[SOLVED] Write bootable software to USB drive partition without erasing whole external disk

Nov 2, 2021
7
0
20
I intend to create a bootable USB HDD to clone a raw copy of a different system onto a partition on that USB HDD, so that I can work on it with data recovery software.

I would like to start with OSFClone on the bootable medium, but OSFC will only recognize a whole disk to write to in creating itself, not any partition, and writing it to the disk would clear all data from the target drive according to the instructions (which is the whole point of the partition).

An alternative would be Hiren's Boot, and whatever relevant packaged software it might contain - its ISO2USB bootable tool appears to be willing to write to partitions - but OSFClone is exactly what I need; is there no way to just get it onto a single partition? What's the damn sense in making the user clear out an entire hard drive for a 2GB tool?

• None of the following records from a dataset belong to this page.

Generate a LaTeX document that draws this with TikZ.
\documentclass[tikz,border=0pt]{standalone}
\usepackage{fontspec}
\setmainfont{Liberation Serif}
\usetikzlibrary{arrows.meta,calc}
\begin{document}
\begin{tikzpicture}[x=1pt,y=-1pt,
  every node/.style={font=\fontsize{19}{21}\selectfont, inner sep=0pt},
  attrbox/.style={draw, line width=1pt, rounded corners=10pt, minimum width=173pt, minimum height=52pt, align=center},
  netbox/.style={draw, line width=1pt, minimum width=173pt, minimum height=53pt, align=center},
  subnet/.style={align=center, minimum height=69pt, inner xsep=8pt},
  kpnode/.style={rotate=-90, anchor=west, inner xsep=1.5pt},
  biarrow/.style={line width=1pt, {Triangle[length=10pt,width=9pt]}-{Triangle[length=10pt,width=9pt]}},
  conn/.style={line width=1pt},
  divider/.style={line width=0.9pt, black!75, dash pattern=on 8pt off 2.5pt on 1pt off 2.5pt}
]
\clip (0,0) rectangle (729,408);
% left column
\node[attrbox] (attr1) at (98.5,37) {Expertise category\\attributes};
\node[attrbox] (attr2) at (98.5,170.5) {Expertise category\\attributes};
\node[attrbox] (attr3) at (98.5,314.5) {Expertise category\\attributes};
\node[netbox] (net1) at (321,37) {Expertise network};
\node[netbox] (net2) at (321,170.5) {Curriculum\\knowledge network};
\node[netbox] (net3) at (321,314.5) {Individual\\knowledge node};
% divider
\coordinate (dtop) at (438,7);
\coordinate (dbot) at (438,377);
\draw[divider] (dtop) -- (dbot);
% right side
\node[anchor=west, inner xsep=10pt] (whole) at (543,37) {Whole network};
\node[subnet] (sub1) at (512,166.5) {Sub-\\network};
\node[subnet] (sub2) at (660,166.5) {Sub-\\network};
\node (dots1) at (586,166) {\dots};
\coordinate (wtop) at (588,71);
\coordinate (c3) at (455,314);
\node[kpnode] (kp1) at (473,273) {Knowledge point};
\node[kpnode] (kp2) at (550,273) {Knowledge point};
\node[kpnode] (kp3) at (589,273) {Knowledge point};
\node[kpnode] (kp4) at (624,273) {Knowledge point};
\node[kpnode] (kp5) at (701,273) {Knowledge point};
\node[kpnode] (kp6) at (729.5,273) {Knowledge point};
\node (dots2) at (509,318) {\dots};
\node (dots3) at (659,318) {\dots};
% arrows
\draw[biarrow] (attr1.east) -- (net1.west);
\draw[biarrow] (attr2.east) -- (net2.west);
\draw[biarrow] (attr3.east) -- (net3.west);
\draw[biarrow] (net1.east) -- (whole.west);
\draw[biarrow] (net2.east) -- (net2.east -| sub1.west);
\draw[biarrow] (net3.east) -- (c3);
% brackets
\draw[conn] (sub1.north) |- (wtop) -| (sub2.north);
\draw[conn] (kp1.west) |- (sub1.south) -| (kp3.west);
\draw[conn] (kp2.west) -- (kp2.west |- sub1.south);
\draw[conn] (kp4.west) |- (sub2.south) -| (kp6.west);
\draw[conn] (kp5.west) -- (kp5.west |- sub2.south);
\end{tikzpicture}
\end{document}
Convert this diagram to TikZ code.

And in case my phrasing wasn't clear:

  1. I partitioned an external HDD
  2. I want to write a bootable disk cloning tool to one partition, so it won't format everything
  3. OSFClone, which matches my intended use case well, won't install itself to a partition, only to the whole disk

Do I just have to use an alternative? It would also be possible to burn this thing onto a writeable 4.7GB DVD, but I'm not sure I have any of those around anymore.
 
Solution
You can try tools that boot isos as files from usb if they can't be "installed" to the usb, like these two.
But reading the description this is just a script for dd and you can use dd to take an exact copy from any linux distribution, there are plenty of articles on which exact command to use for forensic use.
You can try tools that boot isos as files from usb if they can't be "installed" to the usb, like these two.
But reading the description this is just a script for dd and you can use dd to take an exact copy from any linux distribution, there are plenty of articles on which exact command to use for forensic use.